2011/4/10 Ruben Van Boxem <[email protected]>:
>
> Op 10 apr. 2011 19:05 schreef "James K Beard" <[email protected]> het
> volgende:
>
>>
>> Philosophies about how compilers should be build has gone through fads and
>> phases.  Originally, of course, compilers were built using macro assemblers,
>> and such large programs in macro assembler almost inevitably have dependency
>> and side-effect bugs that are almost impossible to find and fix without
>> causing other subtle bugs, and of course macro assembly code of any size is
>> notoriously difficult to maintain.  At one point the ideal was to build all
>> compilers in Pascal code, because of all the computer science built into the
>> Pascal language, but in practice it didn’t work out because things like
>> garbage collection and stack/heap management weren’t easily done in Pascal.
>> Sometime in the early 1990’s most newer compilers were built in C, and these
>> tended to be successful.  But there is still a contingent of computer
>> scientists that believe that the best compilers are written in their own
>> language.
>>
>>
>>
>> The obvious advantage of building a compiler in its own language is that
>> compiling itself is likely to test every single feature of that language.
>> This cannot be as thorough as a well-developed test suite, and you must
>> accept the limitations of each language in the building of its own compiler,
>> e.g. stack/heap management in a Pascal compiler – and large Pascal programs
>> are known to be particularly prolific stack and heap users and abusers.
>> But, for a language such as C (or, C++?) it does seem a natural thing to do
>> for a number of reasons.
>>
>>
>>
>> I would want to be careful about using C++ as the compiler language for
>> two reasons, the higher cost of maintenance of C++ code and the fact that
>> it’s not at all obvious what C++ brings to the table for compiler code.
>
> I believe you haven't met the phenomenon called LLVM/Clang.

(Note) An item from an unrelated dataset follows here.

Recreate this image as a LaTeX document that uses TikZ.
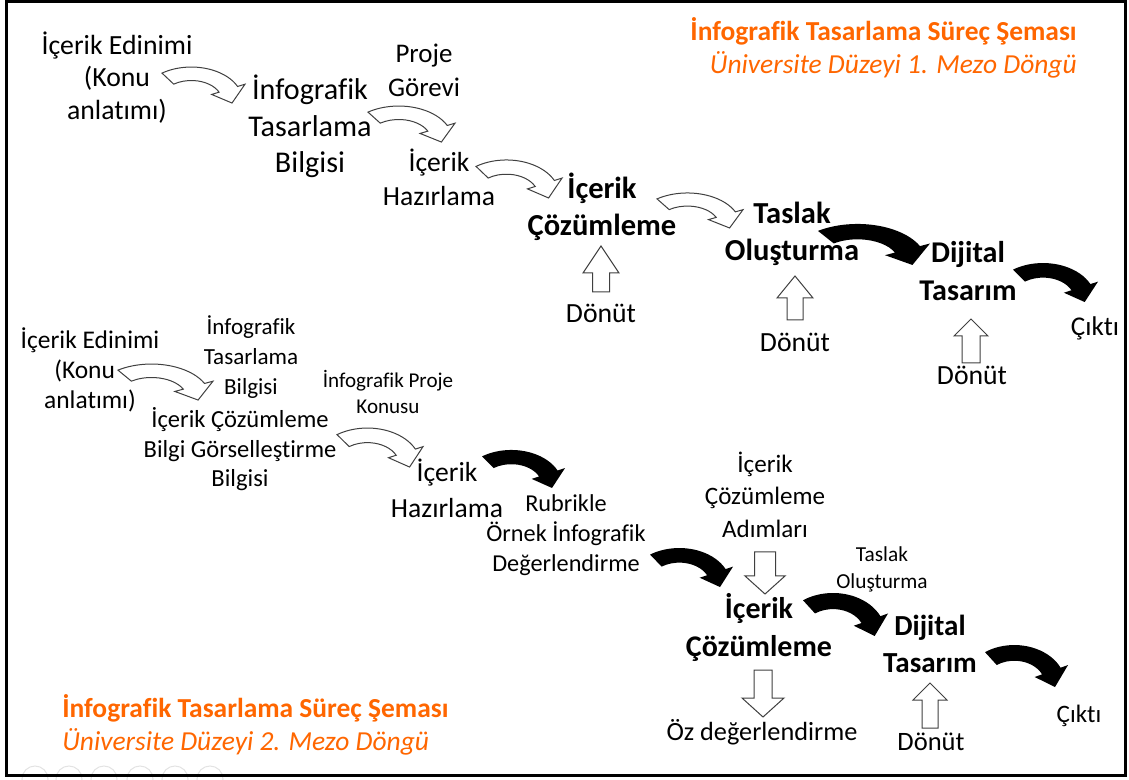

This is
> full-fledged C++, used for just about anything from JIT to C/C++
> compilation. Note that I'm not saying a compiler has to be written in C++, I
> never did. But it's not as daunting as you make believe. I was simply
> pointing out to Kai that GCC is preparing for a limited transition to allow
> a shallow subset of C++ (which is very strange and shows of little
> understanding of what C++ is in my eyes; it's not an add-on to C, and sucks
> if you were to use it that way, but that's my opinion on the matter), and
> completely aside from that, allow bootstrapping the C++ parts of the
> compiler as well. No philosophical argument in intended.
>
> Ruben
>

Ruben,

I am pretty aware of LLVM and clang. I remember the times when C++
compilers were nothing more then a preprocessor expressing c++ as C
and the C code actual got compiled.  But lucky we are, that those
times are past.
Nevertheless the C runtime is the base for most (if not even any) C++
runtime implementations nowaday, and therefore the bare minimal
bootstrap language (as for gcc) is C.
By the fact that a the C-runtime needs to be buidable even without a
C++ compiler and existing runtime (like STL, C++ headers, etc),
therefore is it an absolute an no-go to use in our runtime C++
libraries, which are depending on any feature provided by std C++
library (STL, base classes, and co).  In some points it might be
interesting to implement and export in a C-runtime (as for example
VC's msvcrt does) a small set of c++ base-functions. But this means
that those parts have to be written without any dependency to that
what you would call a sane C++ environment. The msvcrt contains a lot
of C++ generated code and even some C++ methods are exported (like
new/delete operator implementation, exception-handling classes, etc).

Therefore, as gcc allows a bare C bootstrap (and we have to support
that) without a c++ compiler, c++ libraries and code in our standard
runtime are nothing to be considered.